Carnegie Hall
Carnegie Hall was constructed in 1906 as a library for the university. Built of Hallowell granite in the classical revival style and sited on a hill overlooking the Stillwater River, the library was an impressive addition to campus. Carnegie Hall was simply called “The Library” for a decade or so after it was built. It was named “Carnegie Hall” because industrialist Andrew Carnegie’s $50,000 gift funded its construction. Carnegie funded more than 1,500 libraries for small towns across the United States from 1886 to 1919. The University of Maine’s library is one of a handful of so-called Carnegie libraries on college campuses. Brainerd and Leeds, an architectural firm from Boston, designed the structure.
Contemporary accounts of its interior note the impressive rotunda, flooded with natural light from the copper and glass dome, and the fact the entire interior was finished in Flemish oak. The stack room, which could hold 73,000 volumes, was comprised of iron stacks with glass floors. Aside from its function as a library, the new building provided space for cultural activities. The university’s art guild displayed members’ work in the upper gallery, student clubs gathered in meeting rooms and public presentations were held in the lecture hall.

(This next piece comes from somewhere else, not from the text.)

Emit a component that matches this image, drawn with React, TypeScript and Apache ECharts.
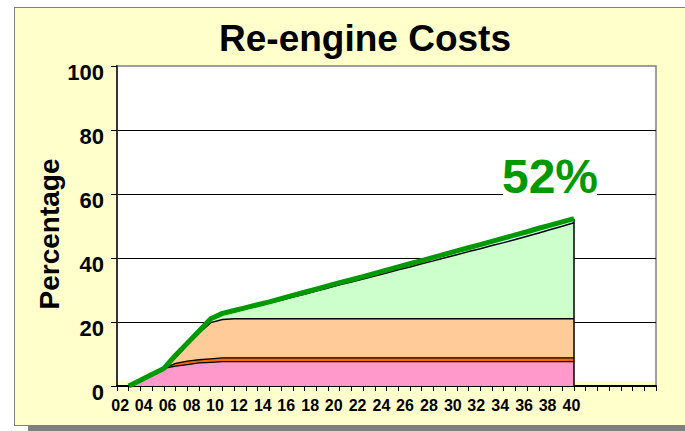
import React, { useEffect, useRef } from "react";
import * as echarts from "echarts";

const years = [
  "01","02","03","04","05","06","07","08","09","10",
  "11","12","13","14","15","16","17","18","19","20",
  "21","22","23","24","25","26","27","28","29","30",
  "31","32","33","34","35","36","37","38","39","40",
  "41","42","43","44","45","46","47",
];

// cumulative tops of each layer (percentage), years 01..40
const totalLine = ["-", 0, 1.8, 3.7, 5.5, 9.6, 13.4, 17.2, 21.0, 22.7,
  23.6, 24.5, 25.4, 26.3, 27.3, 28.3, 29.3, 30.3, 31.3, 32.3,
  33.2, 34.2, 35.2, 36.2, 37.2, 38.2, 39.2, 40.2, 41.2, 42.2,
  43.2, 44.2, 45.2, 46.2, 47.2, 48.2, 49.3, 50.3, 51.3, 52.3];
const greenTop = ["-", 0, 1.8, 3.7, 5.5, 9.0, 12.8, 16.5, 20.6, 22.3,
  23.2, 24.1, 25.0, 25.9, 26.8, 27.8, 28.7, 29.7, 30.6, 31.6,
  32.5, 33.4, 34.4, 35.3, 36.3, 37.2, 38.2, 39.1, 40.1, 41.0,
  42.0, 42.9, 43.9, 44.8, 45.8, 46.8, 47.8, 48.9, 49.9, 51.0];
const peachTop = ["-", 0, 1.8, 3.7, 5.5, 9.0, 12.8, 16.5, 19.8, 20.8,
  21.0, 21.0, 21.0, 21.0, 21.0, 21.0, 21.0, 21.0, 21.0, 21.0,
  21.0, 21.0, 21.0, 21.0, 21.0, 21.0, 21.0, 21.0, 21.0, 21.0,
  21.0, 21.0, 21.0, 21.0, 21.0, 21.0, 21.0, 21.0, 21.0, 21.0];
const orangeTop = ["-", 0, 1.8, 3.7, 5.5, 7.1, 7.8, 8.2, 8.5, 8.8,
  8.8, 8.8, 8.8, 8.8, 8.8, 8.8, 8.8, 8.8, 8.8, 8.8,
  8.8, 8.8, 8.8, 8.8, 8.8, 8.8, 8.8, 8.8, 8.8, 8.8,
  8.8, 8.8, 8.8, 8.8, 8.8, 8.8, 8.8, 8.8, 8.8, 8.8];
const pinkTop = ["-", 0, 1.8, 3.7, 5.5, 6.2, 6.7, 7.2, 7.4, 7.6,
  7.6, 7.6, 7.6, 7.6, 7.6, 7.6, 7.6, 7.6, 7.6, 7.6,
  7.6, 7.6, 7.6, 7.6, 7.6, 7.6, 7.6, 7.6, 7.6, 7.6,
  7.6, 7.6, 7.6, 7.6, 7.6, 7.6, 7.6, 7.6, 7.6, 7.6];

const yTicks = [0, 20, 40, 60, 80, 100];
const lastLabel = "40";
const title = "Re-engine Costs";
const yName = "Percentage";
const callout = "52%";
const font = "'Liberation Sans', Arial, sans-serif";

function areaSeries(name: string, data: any[], fill: string, edge: string, edgeW: number) {
  return {
    name,
    type: "line",
    data,
    symbol: "none",
    smooth: false,
    lineStyle: { color: edge, width: edgeW },
    areaStyle: { color: fill, opacity: 1 },
    itemStyle: { color: fill },
  };
}

export default function App() {
  const ref = useRef<HTMLDivElement>(null);
  useEffect(() => {
    if (!ref.current) return;
    const chart = echarts.init(ref.current, null, { renderer: "svg" });
    const lastIdx = years.indexOf(lastLabel);
    // labels in the reference sit slightly left of their ticks (more so on the left)
    const rich: any = {};
    for (let i = 1; i <= lastIdx; i += 2) {
      const shift = 8.7 - ((i - 1) / (lastIdx - 1)) * 6.2;
      rich["l" + i] = {
        fontWeight: "bold",
        fontSize: 16,
        fontFamily: font,
        color: "#000",
        padding: [0, Math.round(shift * 2), 0, 0],
      };
    }
    const option: any = {
      animation: false,
      textStyle: { fontFamily: font },
      grid: {
        left: 117,
        top: 66,
        width: 539,
        height: 320,
        show: true,
        backgroundColor: "#ffffff",
        borderColor: "#808080",
        borderWidth: 1.5,
      },
      xAxis: {
        type: "category",
        data: years,
        boundaryGap: false,
        axisLine: { lineStyle: { color: "#000", width: 2 } },
        axisTick: { show: true, interval: 0, length: 5, lineStyle: { color: "#000", width: 1 } },
        axisLabel: {
          interval: (i: number) => i % 2 === 1 && i <= lastIdx,
          formatter: (v: string, i: number) => `{l${i}|${v}}`,
          rich,
          color: "#000",
          fontWeight: "bold",
          fontSize: 16,
          fontFamily: font,
          margin: 11,
        },
        splitLine: { show: false },
      },
      yAxis: {
        type: "value",
        min: yTicks[0],
        max: yTicks[yTicks.length - 1],
        interval: 20,
        axisLine: { show: true, lineStyle: { color: "#333", width: 2 } },
        axisTick: { show: true, length: 6, lineStyle: { color: "#000", width: 1 } },
        axisLabel: {
          color: "#000",
          fontWeight: "bold",
          fontSize: 22,
          fontFamily: font,
          margin: 13,
          verticalAlign: "top",
          lineHeight: 12,
        },
        splitLine: { show: true, showMaxLine: false, lineStyle: { color: "#000", width: 1 } },
      },
      series: [
        {
          ...areaSeries("cyan", totalLine, "#CCFFFF", "#CCFFFF", 0),
          markLine: {
            silent: true,
            symbol: "none",
            label: { show: false },
            lineStyle: { color: "#000", width: 1.5, type: "solid" },
            data: [[{ coord: [lastIdx, 0] }, { coord: [lastIdx, totalLine[lastIdx]] }]],
          },
        },
        areaSeries("lightgreen", greenTop, "#CCFFCC", "#000", 1.5),
        areaSeries("peach", peachTop, "#FFCC99", "#000", 1.5),
        areaSeries("orange", orangeTop, "#FF6600", "#000", 1.3),
        areaSeries("pink", pinkTop, "#FF99CC", "#000", 1.3),
        {
          name: "total",
          type: "line",
          data: totalLine,
          symbol: "none",
          lineStyle: { color: "#009900", width: 5 },
          itemStyle: { color: "#009900" },
          z: 5,
        },
      ],
      graphic: [
        { type: "rect", z: 1, silent: true, shape: { x: 118, y: 381, width: 11, height: 4 }, style: { fill: "#FFFFCC" } },
        { type: "rect", z: 1, silent: true, shape: { x: 573, y: 381, width: 82, height: 4 }, style: { fill: "#FFFFCC" } },
        { type: "rect", z: 10, silent: true, shape: { x: 503, y: 189, width: 94, height: 9 }, style: { fill: "#ffffff" } },
        {
          type: "text", z: 11, silent: true, x: 550, y: 176,
          style: { text: callout, fill: "#009900", font: `bold 48px ${font}`, textAlign: "center", textVerticalAlign: "middle" },
        },
        {
          type: "text", z: 11, silent: true, x: 365, y: 38,
          style: { text: title, fill: "#000", font: `bold 37px ${font}`, textAlign: "center", textVerticalAlign: "middle" },
        },
        {
          type: "text", z: 11, silent: true, x: 49, y: 234, rotation: Math.PI / 2,
          style: { text: yName, fill: "#000", font: `bold 28px ${font}`, textAlign: "center", textVerticalAlign: "middle" },
        },
      ],
    };
    chart.setOption(option);
    return () => chart.dispose();
  }, []);

  return (
    <div style={{ position: "fixed", left: 0, top: 0, width: 685, height: 431, background: "#ffffff", overflow: "hidden" }}>
      <div style={{ position: "absolute", left: 28, top: 426, width: 700, height: 10, background: "#808080" }} />
      <div style={{ position: "absolute", left: 14, top: 7, width: 700, height: 419, boxSizing: "border-box", background: "#FFFFCC", border: "1px solid #808080" }} />
      <div ref={ref} style={{ position: "absolute", left: 0, top: 0, width: 685, height: 431 }} />
    </div>
  );
}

Unfortunately, some of the building’s most significant architectural features were removed in the mid-20th century when it was retrofitted for other purposes. After Fogler Library was built in 1947, the stack room of Carnegie was renovated for the Music and Art departments, obscuring the iron and glass stacks. Twenty years later, the interior of the main building block was gutted to create studio and exhibit space for the Art Department. In the process, the rotunda was filled in, much of the Flemish oak was removed or painted, and the dome was removed and replaced with a new flat roof.